-- Raw data start --
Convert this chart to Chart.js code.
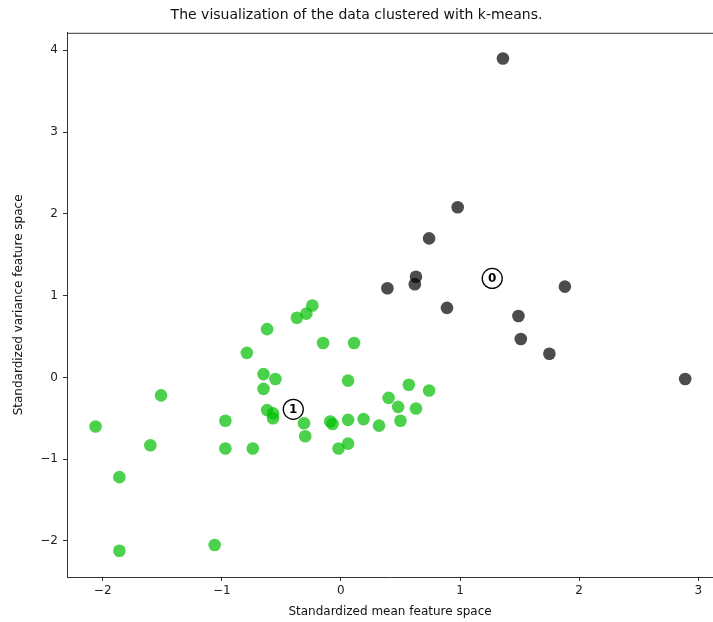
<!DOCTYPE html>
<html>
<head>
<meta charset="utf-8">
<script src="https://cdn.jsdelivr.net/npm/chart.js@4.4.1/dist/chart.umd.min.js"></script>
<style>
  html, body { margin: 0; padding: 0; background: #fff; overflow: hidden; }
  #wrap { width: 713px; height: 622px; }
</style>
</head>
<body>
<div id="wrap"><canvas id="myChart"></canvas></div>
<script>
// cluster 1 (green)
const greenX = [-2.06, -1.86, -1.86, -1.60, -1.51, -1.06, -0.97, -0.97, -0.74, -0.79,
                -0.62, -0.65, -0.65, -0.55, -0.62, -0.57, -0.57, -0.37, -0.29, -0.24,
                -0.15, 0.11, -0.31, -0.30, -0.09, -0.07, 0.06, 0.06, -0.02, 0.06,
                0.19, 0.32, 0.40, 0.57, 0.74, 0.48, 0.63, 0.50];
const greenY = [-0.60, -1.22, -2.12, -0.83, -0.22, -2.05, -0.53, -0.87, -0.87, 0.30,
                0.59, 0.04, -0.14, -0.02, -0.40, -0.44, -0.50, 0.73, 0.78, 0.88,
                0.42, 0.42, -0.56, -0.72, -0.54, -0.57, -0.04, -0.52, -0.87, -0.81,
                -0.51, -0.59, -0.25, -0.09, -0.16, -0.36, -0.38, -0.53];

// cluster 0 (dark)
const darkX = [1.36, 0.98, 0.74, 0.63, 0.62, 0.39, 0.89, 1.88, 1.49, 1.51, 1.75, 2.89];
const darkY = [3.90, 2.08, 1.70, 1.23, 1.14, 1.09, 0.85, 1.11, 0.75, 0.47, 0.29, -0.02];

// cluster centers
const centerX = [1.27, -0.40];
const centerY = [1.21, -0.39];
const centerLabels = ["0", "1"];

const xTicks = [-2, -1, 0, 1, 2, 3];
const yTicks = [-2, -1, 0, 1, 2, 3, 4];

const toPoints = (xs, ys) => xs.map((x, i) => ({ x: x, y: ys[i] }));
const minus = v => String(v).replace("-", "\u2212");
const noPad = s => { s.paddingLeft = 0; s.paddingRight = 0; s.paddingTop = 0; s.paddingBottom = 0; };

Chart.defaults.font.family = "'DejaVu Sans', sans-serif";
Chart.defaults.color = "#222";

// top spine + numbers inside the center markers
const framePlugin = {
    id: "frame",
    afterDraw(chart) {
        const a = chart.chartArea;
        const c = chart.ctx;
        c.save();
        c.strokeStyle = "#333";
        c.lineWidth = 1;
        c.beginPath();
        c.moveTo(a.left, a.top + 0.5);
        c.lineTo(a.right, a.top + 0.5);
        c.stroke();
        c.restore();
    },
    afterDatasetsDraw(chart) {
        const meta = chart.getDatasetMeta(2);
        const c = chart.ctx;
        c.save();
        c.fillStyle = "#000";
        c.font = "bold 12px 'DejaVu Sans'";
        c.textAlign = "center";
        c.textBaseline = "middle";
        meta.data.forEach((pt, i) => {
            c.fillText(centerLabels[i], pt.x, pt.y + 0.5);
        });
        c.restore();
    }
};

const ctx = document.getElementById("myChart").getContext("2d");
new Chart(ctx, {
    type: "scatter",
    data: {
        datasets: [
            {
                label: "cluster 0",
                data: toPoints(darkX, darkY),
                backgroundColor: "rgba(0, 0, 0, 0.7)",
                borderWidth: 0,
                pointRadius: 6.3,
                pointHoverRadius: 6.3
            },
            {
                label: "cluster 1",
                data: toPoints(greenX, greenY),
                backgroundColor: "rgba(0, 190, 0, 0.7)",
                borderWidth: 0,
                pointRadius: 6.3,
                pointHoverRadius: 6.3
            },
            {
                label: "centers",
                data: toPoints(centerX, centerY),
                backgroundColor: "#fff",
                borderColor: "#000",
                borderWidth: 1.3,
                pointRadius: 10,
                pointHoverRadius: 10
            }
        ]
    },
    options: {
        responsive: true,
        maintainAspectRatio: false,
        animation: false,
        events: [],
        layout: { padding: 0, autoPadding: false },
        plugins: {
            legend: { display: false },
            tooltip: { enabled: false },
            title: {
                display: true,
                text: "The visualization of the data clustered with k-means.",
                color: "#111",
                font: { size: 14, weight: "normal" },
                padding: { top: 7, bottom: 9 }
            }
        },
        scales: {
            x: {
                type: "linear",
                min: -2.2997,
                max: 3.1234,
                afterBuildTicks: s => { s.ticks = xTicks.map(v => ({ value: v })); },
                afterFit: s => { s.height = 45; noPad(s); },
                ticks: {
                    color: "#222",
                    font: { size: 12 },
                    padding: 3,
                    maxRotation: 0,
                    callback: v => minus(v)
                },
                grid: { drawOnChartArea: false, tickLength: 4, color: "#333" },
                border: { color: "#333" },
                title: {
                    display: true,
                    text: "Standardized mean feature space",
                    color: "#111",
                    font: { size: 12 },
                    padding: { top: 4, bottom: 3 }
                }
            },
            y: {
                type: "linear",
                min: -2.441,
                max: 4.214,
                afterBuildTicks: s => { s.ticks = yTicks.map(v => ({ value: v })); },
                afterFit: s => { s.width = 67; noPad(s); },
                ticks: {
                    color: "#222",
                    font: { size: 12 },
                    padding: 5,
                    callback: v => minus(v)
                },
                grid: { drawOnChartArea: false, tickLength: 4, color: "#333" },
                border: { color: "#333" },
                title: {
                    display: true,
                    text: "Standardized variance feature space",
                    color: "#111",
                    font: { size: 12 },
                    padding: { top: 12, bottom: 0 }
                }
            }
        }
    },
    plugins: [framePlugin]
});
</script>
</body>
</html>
-- Raw data end --
▶ _What is asked_
Write out the lines from the start of the material to the line with "const yTicks = [-2, -1, 0, 1, 2, 3, 4];", inclusive and exactly. Skip the pictures.

▶ _Correct answer_
Convert this chart to Chart.js code.
<!DOCTYPE html>
<html>
<head>
<meta charset="utf-8">
<script src="https://cdn.jsdelivr.net/npm/chart.js@4.4.1/dist/chart.umd.min.js"></script>
<style>
  html, body { margin: 0; padding: 0; background: #fff; overflow: hidden; }
  #wrap { width: 713px; height: 622px; }
</style>
</head>
<body>
<div id="wrap"><canvas id="myChart"></canvas></div>
<script>
// cluster 1 (green)
const greenX = [-2.06, -1.86, -1.86, -1.60, -1.51, -1.06, -0.97, -0.97, -0.74, -0.79,
                -0.62, -0.65, -0.65, -0.55, -0.62, -0.57, -0.57, -0.37, -0.29, -0.24,
                -0.15, 0.11, -0.31, -0.30, -0.09, -0.07, 0.06, 0.06, -0.02, 0.06,
                0.19, 0.32, 0.40, 0.57, 0.74, 0.48, 0.63, 0.50];
const greenY = [-0.60, -1.22, -2.12, -0.83, -0.22, -2.05, -0.53, -0.87, -0.87, 0.30,
                0.59, 0.04, -0.14, -0.02, -0.40, -0.44, -0.50, 0.73, 0.78, 0.88,
                0.42, 0.42, -0.56, -0.72, -0.54, -0.57, -0.04, -0.52, -0.87, -0.81,
                -0.51, -0.59, -0.25, -0.09, -0.16, -0.36, -0.38, -0.53];

// cluster 0 (dark)
const darkX = [1.36, 0.98, 0.74, 0.63, 0.62, 0.39, 0.89, 1.88, 1.49, 1.51, 1.75, 2.89];
const darkY = [3.90, 2.08, 1.70, 1.23, 1.14, 1.09, 0.85, 1.11, 0.75, 0.47, 0.29, -0.02];

// cluster centers
const centerX = [1.27, -0.40];
const centerY = [1.21, -0.39];
const centerLabels = ["0", "1"];

const xTicks = [-2, -1, 0, 1, 2, 3];
const yTicks = [-2, -1, 0, 1, 2, 3, 4];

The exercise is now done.